If the Torah is false, then there was no slavery in Egypt, no desert wandering, no Abraham, no Moses. There was no Tabernacle in which God’s glory rested amidst His people in clouds of glory. There was no thundering mountain in which 600,000 men over the age of twenty and countless woman and children heard the voice of God in the wilderness revealing once and for all that yes, there is a God, and the Jewish people are the carriers of this message to mankind.

And if that is so, then there is also no hope for the redemption of the world through a Messianic age that will end all suffering, all sickness, all human strife and war.

To believe that is an unbearable negation of all that I find most hopeful in life. The idea that we are living in a world created and sustained by a Benevolent Living God Who is directing the history of mankind towards that wonderful conclusion makes life worth living, a family worth raising, a country worth investing in and defending even with the lives of those most precious to us.

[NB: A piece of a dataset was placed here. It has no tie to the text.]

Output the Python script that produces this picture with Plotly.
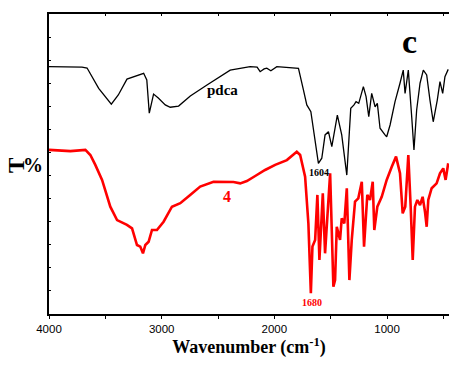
import plotly.graph_objects as go

# ---- data (wavenumber cm^-1, transmittance in arbitrary units) ----
pdca_wn = [4000, 3707, 3662, 3559, 3447, 3385, 3308, 3160, 3132, 3110, 3072, 3030, 2968, 2924,
           2850, 2746, 2598, 2392, 2215, 2153, 2126, 2091, 2067, 2031, 1978, 1860, 1786, 1742,
           1712, 1676, 1638, 1609, 1579, 1550, 1520, 1490, 1441, 1402, 1357, 1322, 1293, 1275,
           1251, 1210, 1186, 1162, 1136, 1106, 1086, 1062, 1018, 1003, 973, 929, 885, 856, 840,
           811, 781, 761, 737, 707, 678, 648, 619, 590, 554, 530, 506, 486, 457]
pdca_t = [107.2, 107.0, 106.6, 97.8, 90.9, 94.9, 101.8, 104.3, 101.4, 87.0, 95.3, 93.6, 90.6, 89.6,
          90.1, 94.5, 99.2, 105.7, 107.2, 107.0, 105.0, 106.2, 106.5, 105.4, 107.2, 106.6, 106.4, 97.1,
          90.6, 87.7, 75.4, 65.3, 67.5, 77.6, 79.0, 72.5, 86.2, 77.6, 60.2, 89.1, 90.6, 92.0,
          91.3, 98.5, 94.2, 85.5, 95.6, 89.8, 91.3, 80.5, 77.6, 76.8, 81.9, 92.0, 100.0, 105.7, 95.6,
          105.7, 85.5, 71.1, 88.4, 100.0, 105.7, 103.6, 92.7, 83.3, 92.7, 100.7, 95.6, 102.8, 106.0]

c4_wn = [4000, 3810, 3677, 3633, 3589, 3529, 3456, 3396, 3308, 3263, 3219, 3190, 3166, 3145, 3116,
         3086, 3042, 2983, 2909, 2835, 2747, 2658, 2540, 2436, 2363, 2303, 2244, 2170, 2082, 1993,
         1889, 1801, 1771, 1727, 1698, 1676, 1662, 1638, 1618, 1600, 1570, 1550, 1505, 1476, 1461,
         1446, 1417, 1402, 1379, 1357, 1334, 1313, 1284, 1255, 1224, 1204, 1175, 1151, 1127, 1113,
         1086, 1047, 1003, 958, 920, 885, 861, 838, 811, 790, 772, 752, 731, 707, 684, 663, 648,
         634, 604, 560, 530, 501, 480, 457]
c4_t = [71.1, 70.6, 71.1, 68.9, 64.6, 58.1, 46.5, 40.7, 38.6, 37.1, 29.9, 29.2, 26.3, 29.9, 31.3,
        36.4, 36.4, 40.0, 46.5, 48.0, 51.6, 55.2, 57.3, 57.4, 57.2, 56.6, 57.6, 59.8, 62.4, 64.6,
        66.7, 70.3, 68.9, 59.5, 39.3, 9.0, 29.2, 32.1, 51.6, 23.4, 52.3, 26.3, 61.0, 11.8, 14.7,
        37.8, 32.1, 41.5, 39.3, 54.5, 14.7, 32.1, 48.7, 50.1, 57.3, 29.2, 51.6, 49.4, 57.3, 36.4,
        46.5, 50.8, 58.1, 63.8, 68.2, 61.0, 43.6, 46.5, 68.9, 46.5, 23.4, 46.5, 49.4, 47.2, 50.8, 44.3, 37.8,
        49.4, 54.5, 56.6, 61.0, 63.1, 58.1, 65.3]

x_tickvals = [4000, 3500, 3000, 2500, 2000, 1500, 1000, 500]
x_ticktext = ["4000", "", "3000", "", "2000", "", "1000", ""]
y_tickvals = [10, 20, 30, 40, 50, 60, 70, 80, 90, 100, 110, 120]

serif = "Liberation Serif, Times New Roman, serif"
sans = "Liberation Sans, Arial, sans-serif"

fig = go.Figure()
fig.add_trace(go.Scatter(x=pdca_wn, y=pdca_t, mode="lines",
                         line=dict(color="#000000", width=1.3), showlegend=False))
fig.add_trace(go.Scatter(x=c4_wn, y=c4_t, mode="lines",
                         line=dict(color="#ff0000", width=2.6), showlegend=False))
# invisible trace to activate top axis
fig.add_trace(go.Scatter(x=[4000], y=[0], xaxis="x2", mode="markers",
                         marker=dict(opacity=0), showlegend=False, hoverinfo="skip"))

fig.update_layout(
    width=449, height=369,
    margin=dict(l=48.6, r=0, t=14, b=55, autoexpand=False),
    paper_bgcolor="white", plot_bgcolor="white",
    xaxis=dict(range=[4000, 450], tickvals=x_tickvals, ticktext=x_ticktext, automargin=False,
               ticks="outside", ticklen=3, tickwidth=1, tickcolor="black",
               showline=True, linecolor="black", linewidth=1.5, mirror=False,
               showgrid=False, zeroline=False,
               tickfont=dict(family=sans, size=11.5, color="black"),
               title=dict(text="<b>Wavenumber (cm<sup>-1</sup>)</b>", standoff=6,
                          font=dict(family=serif, size=18, color="black"))),
    xaxis2=dict(range=[4000, 450], overlaying="x", side="top", tickvals=x_tickvals, automargin=False,
                showticklabels=False, ticks="inside", ticklen=2, tickcolor="black",
                showline=True, linecolor="black", linewidth=1.5, showgrid=False, zeroline=False),
    yaxis=dict(range=[0, 130], tickvals=y_tickvals, showticklabels=False, automargin=False,
               ticks="inside", ticklen=2, tickcolor="black",
               showline=True, linecolor="black", linewidth=1.5, mirror=False,
               showgrid=False, zeroline=False),
    annotations=[
        dict(x=797, y=117.9, text="<b>c</b>", showarrow=False,
             font=dict(family=serif, size=34, color="black")),
        dict(x=2463, y=97.1, text="<b>pdca</b>", showarrow=False,
             font=dict(family=serif, size=15, color="black")),
        dict(x=2419, y=51.1, text="<b>4</b>", showarrow=False,
             font=dict(family=serif, size=16, color="#ff0000")),
        dict(x=1603, y=61.5, text="<b>1604</b>", showarrow=False,
             font=dict(family=serif, size=10, color="black")),
        dict(x=1665, y=4.8, text="<b>1680</b>", showarrow=False,
             font=dict(family=serif, size=10, color="#ff0000")),
    ],
)
# y-axis title: rotated "T" followed by "%"
fig.add_annotation(x=0, y=0.493, xref="paper", yref="paper", xanchor="center", yanchor="middle",
                   xshift=-33, text="<b>T</b>", textangle=-90, showarrow=False,
                   font=dict(family=serif, size=23, color="black"))
fig.add_annotation(x=0, y=0.496, xref="paper", yref="paper", xanchor="center", yanchor="middle",
                   xshift=-16, text="<b>%</b>", showarrow=False,
                   font=dict(family=serif, size=20, color="black"))

fig.write_html("out.html", config={"displayModeBar": False},
               post_script="document.body.style.margin='0';")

Well, you might argue, and rightfully so, that someone who eats a frankfurter in a roll on Passover might just be ignorant.  Yes, that is certainly true: a baby lost among gentiles. So why get angry?

I think that because they were speaking Hebrew, the language of the Bible, it’s just so much harder to believe in their lack of knowledge. They had, after all, lived in a Jewish country, and such a little one that they couldn’t help rubbing shoulders with the Bible every day of their lives. It makes the act of desecrating Biblical precepts just that much more deliberate and scornful.

My mind tells me that be that as it may, this is still none of my business. I would certainly not want anyone poking their nose into how I live, like the Chabadniks who offer me free Sabbath candles just because my skirt or my hair doesn’t look like their vision of a Sabbath-observer. Sometimes I tell the Chabadniks off, even though I know they mean well.

And sometimes, looking back, I feel sad that I never did say anything in English or in Hebrew to those Israelis in the zoo to explain how I felt, even though it would surely have resulted in offence and derision. I walked right past them as if they were air and had nothing to do with me at all, my heart yearning, my pulse pounding as disappointed as a child who reaches the ice cream truck just as it’s pulling away from the curb.